* [PROBLEM REQUIREMENTS]:
Collect every line in the records below that contains the word "this".

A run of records
** begin **

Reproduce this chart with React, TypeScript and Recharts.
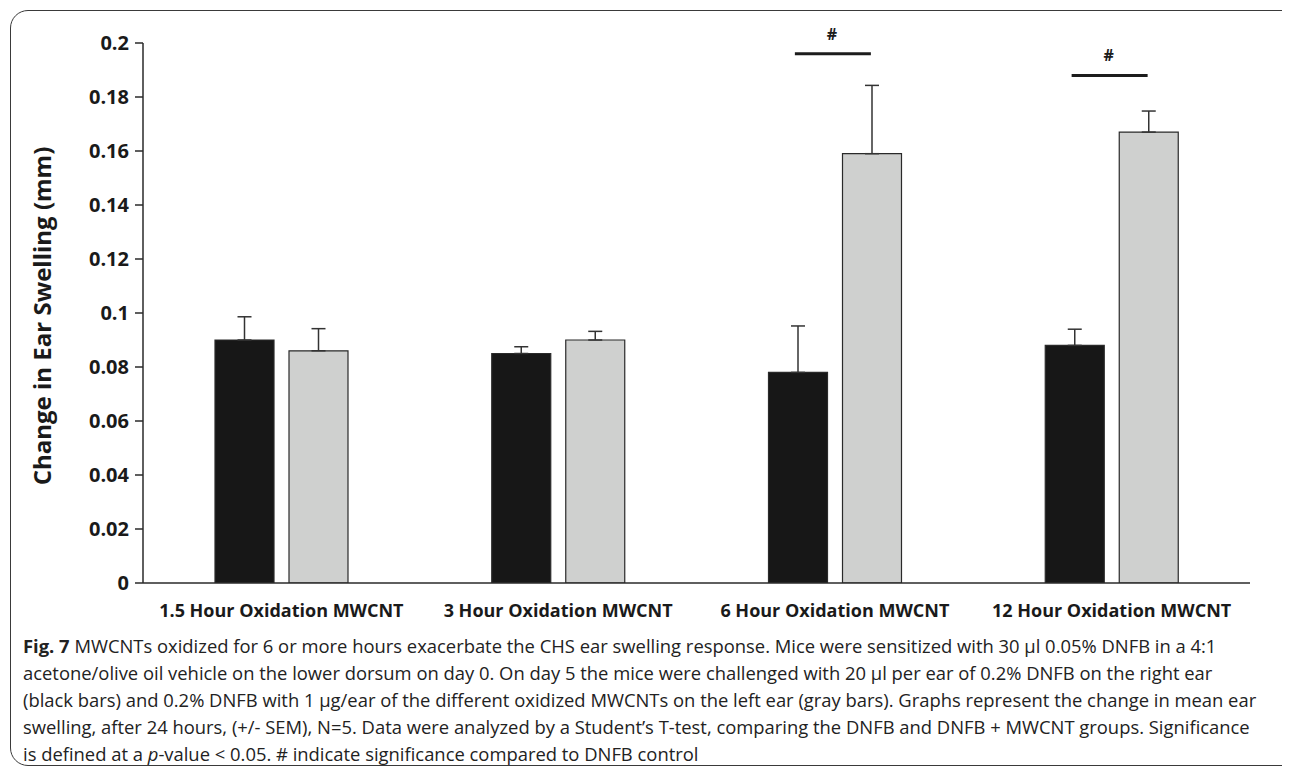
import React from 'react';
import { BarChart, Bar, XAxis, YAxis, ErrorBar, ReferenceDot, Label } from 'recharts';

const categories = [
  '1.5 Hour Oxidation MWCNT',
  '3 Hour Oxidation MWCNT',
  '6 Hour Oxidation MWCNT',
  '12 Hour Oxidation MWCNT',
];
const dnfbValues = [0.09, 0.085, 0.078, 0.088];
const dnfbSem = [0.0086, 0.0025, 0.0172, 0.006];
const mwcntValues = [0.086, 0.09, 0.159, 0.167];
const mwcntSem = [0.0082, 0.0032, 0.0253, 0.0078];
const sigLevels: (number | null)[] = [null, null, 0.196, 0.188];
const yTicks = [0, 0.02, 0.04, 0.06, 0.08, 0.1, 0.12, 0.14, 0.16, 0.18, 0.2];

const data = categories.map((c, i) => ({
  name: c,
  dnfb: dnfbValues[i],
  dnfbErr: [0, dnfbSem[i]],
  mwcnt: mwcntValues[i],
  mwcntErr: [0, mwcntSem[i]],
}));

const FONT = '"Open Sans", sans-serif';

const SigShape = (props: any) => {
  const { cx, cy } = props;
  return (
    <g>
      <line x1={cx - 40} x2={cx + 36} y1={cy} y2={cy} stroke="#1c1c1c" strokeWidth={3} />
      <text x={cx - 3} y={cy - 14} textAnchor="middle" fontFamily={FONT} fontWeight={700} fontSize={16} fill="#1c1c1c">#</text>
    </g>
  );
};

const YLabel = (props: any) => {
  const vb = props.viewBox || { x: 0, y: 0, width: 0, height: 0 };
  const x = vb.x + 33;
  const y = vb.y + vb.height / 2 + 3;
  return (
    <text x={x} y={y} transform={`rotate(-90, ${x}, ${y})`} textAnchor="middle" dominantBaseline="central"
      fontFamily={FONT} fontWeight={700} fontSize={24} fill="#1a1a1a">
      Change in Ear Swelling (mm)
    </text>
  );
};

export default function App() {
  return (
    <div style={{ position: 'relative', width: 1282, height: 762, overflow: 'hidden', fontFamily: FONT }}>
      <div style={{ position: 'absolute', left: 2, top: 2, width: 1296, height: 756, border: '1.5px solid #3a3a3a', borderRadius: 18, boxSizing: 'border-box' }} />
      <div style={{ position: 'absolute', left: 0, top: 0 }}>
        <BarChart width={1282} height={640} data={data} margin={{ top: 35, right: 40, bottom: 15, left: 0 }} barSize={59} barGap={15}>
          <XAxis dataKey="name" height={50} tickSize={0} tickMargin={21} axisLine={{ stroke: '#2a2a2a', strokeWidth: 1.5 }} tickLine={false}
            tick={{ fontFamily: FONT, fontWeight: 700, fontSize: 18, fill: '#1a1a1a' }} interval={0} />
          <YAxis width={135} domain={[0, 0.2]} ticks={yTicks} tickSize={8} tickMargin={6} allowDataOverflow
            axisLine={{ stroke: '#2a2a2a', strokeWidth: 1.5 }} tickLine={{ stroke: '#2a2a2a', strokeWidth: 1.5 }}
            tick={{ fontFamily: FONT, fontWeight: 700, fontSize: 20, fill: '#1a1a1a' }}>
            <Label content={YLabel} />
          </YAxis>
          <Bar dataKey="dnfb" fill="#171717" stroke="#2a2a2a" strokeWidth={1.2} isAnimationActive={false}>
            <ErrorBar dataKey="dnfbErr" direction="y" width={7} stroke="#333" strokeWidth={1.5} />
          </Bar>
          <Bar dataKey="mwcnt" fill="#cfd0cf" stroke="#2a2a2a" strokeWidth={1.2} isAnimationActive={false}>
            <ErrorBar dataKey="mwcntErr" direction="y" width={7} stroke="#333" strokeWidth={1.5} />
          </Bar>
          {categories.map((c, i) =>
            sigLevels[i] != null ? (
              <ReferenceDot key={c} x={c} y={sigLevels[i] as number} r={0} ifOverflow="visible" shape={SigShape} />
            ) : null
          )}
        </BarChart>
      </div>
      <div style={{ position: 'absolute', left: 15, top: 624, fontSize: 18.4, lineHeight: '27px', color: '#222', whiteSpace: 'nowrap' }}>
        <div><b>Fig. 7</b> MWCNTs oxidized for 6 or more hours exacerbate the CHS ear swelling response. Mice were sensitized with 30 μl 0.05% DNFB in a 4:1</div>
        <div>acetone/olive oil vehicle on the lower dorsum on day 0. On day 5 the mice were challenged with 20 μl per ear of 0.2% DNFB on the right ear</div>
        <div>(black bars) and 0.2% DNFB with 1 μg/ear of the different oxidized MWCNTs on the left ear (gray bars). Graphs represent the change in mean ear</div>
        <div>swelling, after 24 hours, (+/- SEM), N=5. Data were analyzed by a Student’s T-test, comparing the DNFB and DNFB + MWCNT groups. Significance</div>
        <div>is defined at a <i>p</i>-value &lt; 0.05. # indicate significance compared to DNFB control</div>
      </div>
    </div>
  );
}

** end **
** begin **

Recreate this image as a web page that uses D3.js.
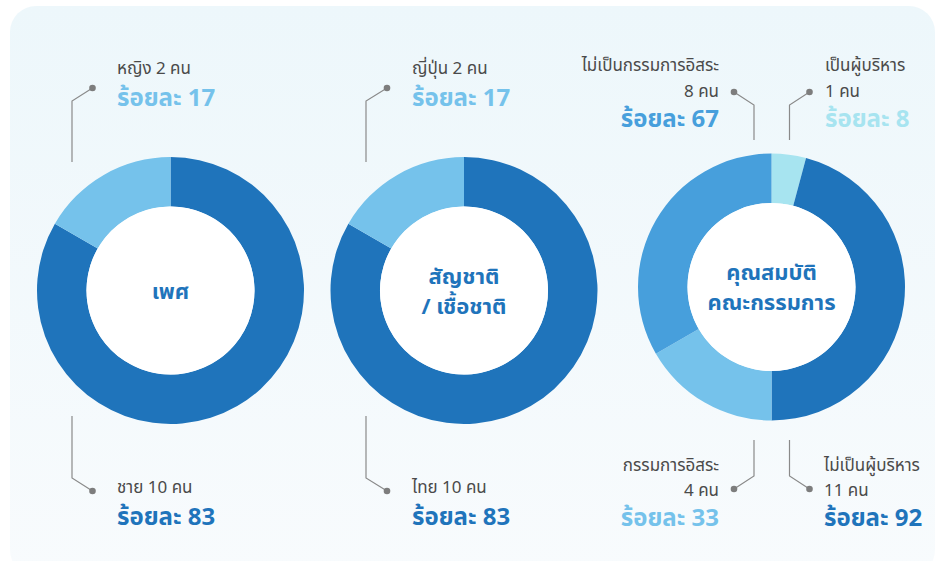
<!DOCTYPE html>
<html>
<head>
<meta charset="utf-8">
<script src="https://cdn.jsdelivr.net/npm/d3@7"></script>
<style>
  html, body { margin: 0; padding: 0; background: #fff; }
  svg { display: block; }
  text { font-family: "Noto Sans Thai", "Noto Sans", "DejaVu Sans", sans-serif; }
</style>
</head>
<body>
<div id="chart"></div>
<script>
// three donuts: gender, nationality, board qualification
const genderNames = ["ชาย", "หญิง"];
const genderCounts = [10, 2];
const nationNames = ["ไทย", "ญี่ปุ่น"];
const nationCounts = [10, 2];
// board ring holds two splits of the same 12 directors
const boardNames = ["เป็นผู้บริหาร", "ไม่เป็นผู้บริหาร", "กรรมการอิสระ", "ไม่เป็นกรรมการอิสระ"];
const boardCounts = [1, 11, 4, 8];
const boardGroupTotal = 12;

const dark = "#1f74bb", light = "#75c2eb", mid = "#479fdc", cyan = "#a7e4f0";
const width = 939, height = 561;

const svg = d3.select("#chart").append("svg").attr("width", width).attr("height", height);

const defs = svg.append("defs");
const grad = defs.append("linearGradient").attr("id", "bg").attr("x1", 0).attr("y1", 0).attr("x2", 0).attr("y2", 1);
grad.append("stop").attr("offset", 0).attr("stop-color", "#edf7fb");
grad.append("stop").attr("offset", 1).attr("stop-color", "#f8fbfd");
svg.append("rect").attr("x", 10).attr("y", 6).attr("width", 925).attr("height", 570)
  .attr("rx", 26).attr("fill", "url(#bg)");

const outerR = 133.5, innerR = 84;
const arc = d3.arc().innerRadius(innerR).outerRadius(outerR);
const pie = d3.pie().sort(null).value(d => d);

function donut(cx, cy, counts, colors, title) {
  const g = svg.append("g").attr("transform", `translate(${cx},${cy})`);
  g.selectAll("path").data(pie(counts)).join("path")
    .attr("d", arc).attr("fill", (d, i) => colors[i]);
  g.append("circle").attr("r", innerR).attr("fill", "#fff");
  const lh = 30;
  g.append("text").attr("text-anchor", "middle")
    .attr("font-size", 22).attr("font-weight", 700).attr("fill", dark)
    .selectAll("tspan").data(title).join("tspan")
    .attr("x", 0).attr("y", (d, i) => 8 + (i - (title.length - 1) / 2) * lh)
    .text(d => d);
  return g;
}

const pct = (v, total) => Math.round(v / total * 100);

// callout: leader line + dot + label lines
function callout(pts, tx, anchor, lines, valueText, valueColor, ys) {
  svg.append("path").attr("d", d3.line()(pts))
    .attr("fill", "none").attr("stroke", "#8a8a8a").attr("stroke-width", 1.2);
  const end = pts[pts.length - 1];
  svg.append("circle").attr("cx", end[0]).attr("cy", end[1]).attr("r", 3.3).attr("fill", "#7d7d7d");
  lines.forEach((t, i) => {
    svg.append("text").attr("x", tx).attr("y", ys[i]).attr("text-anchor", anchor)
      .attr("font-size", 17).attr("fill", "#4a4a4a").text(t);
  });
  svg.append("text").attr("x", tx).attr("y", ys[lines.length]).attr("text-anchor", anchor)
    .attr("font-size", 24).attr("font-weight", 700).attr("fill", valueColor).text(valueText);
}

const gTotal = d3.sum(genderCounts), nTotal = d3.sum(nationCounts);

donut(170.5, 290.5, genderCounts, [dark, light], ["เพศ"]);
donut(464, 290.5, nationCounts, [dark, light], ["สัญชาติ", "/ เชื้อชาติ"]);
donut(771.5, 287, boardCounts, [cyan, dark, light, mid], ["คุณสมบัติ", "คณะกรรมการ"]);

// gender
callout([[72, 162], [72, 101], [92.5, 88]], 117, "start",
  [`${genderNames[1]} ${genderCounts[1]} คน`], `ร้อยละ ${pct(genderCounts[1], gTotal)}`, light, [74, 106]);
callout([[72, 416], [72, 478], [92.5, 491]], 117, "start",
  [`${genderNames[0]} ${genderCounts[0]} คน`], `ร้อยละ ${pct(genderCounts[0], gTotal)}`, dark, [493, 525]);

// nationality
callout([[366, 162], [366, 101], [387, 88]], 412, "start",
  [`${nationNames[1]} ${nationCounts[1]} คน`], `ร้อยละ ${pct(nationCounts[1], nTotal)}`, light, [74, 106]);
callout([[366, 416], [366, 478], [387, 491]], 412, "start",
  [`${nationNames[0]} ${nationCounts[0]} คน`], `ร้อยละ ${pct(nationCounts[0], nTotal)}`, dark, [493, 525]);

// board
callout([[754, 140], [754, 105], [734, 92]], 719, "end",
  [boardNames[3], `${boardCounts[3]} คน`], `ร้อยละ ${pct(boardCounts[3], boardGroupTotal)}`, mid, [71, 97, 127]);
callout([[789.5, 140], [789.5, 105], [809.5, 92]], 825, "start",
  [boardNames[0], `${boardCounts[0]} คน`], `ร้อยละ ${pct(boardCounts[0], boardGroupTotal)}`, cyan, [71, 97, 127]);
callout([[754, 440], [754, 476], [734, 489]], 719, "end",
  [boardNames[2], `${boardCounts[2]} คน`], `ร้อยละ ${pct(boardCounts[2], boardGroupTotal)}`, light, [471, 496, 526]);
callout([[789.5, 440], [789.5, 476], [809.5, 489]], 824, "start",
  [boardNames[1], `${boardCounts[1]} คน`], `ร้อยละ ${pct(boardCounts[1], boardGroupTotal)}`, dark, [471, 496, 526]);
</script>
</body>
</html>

** end **

* [THE RESPONSE]:
Reproduce this chart with React, TypeScript and Recharts.
Recreate this image as a web page that uses D3.js.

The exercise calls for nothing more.